» **Set problem**: Identify, in the records below, every line where the string "code" appears, and copy each such line.

» **Data for the task**:
= = = =
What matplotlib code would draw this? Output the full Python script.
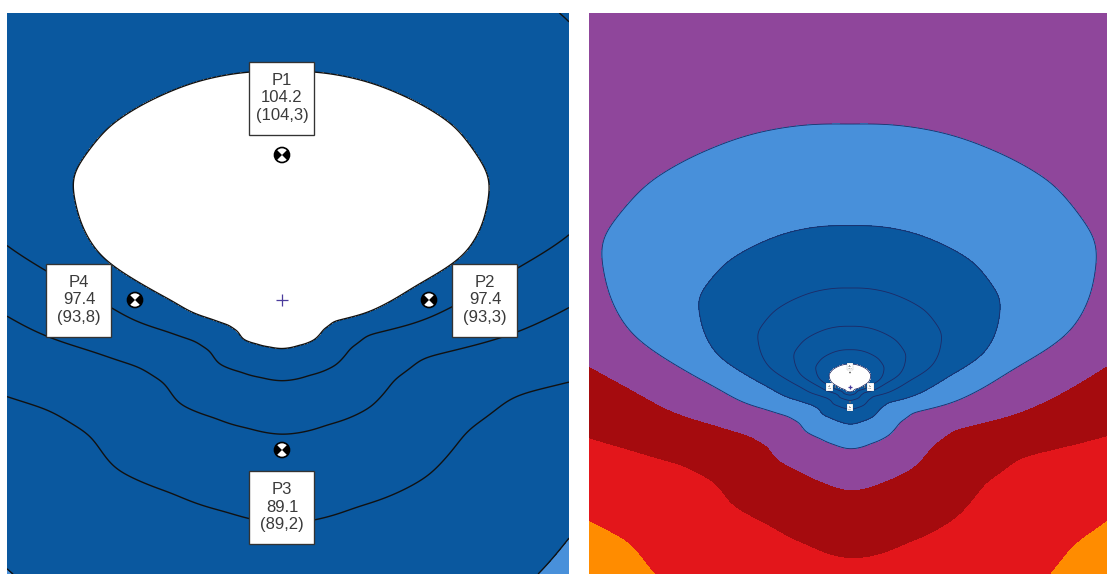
= = = =
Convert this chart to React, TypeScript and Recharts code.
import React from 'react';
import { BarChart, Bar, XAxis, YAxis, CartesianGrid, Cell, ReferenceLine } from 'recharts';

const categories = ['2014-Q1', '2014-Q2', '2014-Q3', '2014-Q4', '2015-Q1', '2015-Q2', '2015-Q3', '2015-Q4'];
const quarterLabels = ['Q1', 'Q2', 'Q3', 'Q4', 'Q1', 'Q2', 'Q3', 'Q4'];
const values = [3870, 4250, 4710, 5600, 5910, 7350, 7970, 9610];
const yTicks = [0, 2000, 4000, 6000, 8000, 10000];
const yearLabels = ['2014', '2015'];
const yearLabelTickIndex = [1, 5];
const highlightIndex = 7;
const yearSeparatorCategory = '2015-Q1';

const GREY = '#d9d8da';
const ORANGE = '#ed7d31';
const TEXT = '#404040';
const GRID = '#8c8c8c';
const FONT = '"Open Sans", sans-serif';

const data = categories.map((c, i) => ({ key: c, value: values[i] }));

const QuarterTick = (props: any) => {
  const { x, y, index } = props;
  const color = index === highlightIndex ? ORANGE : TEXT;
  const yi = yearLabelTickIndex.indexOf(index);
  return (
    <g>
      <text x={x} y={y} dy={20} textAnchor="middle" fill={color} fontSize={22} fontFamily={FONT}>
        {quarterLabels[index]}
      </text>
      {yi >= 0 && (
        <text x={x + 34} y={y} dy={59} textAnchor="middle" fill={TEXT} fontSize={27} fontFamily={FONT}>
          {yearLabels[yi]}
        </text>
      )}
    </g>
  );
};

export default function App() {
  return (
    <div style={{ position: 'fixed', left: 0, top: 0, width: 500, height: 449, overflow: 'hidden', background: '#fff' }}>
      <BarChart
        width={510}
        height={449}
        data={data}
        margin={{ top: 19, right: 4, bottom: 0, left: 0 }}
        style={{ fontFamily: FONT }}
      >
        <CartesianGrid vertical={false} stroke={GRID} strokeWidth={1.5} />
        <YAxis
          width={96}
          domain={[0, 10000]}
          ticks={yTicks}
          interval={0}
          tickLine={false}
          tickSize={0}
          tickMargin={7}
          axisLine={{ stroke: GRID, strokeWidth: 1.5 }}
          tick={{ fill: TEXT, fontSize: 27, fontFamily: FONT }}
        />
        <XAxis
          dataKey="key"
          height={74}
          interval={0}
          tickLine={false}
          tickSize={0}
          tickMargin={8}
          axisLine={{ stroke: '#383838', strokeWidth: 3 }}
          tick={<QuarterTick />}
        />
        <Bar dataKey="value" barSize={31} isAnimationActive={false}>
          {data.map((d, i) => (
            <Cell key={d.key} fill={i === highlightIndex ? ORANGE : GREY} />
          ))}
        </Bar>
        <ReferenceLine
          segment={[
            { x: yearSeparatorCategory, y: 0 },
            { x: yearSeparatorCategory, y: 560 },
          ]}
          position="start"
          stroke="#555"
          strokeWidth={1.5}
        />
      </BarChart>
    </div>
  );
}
= = = =
» **The output**:
What matplotlib code would draw this? Output the full Python script.
Convert this chart to React, TypeScript and Recharts code.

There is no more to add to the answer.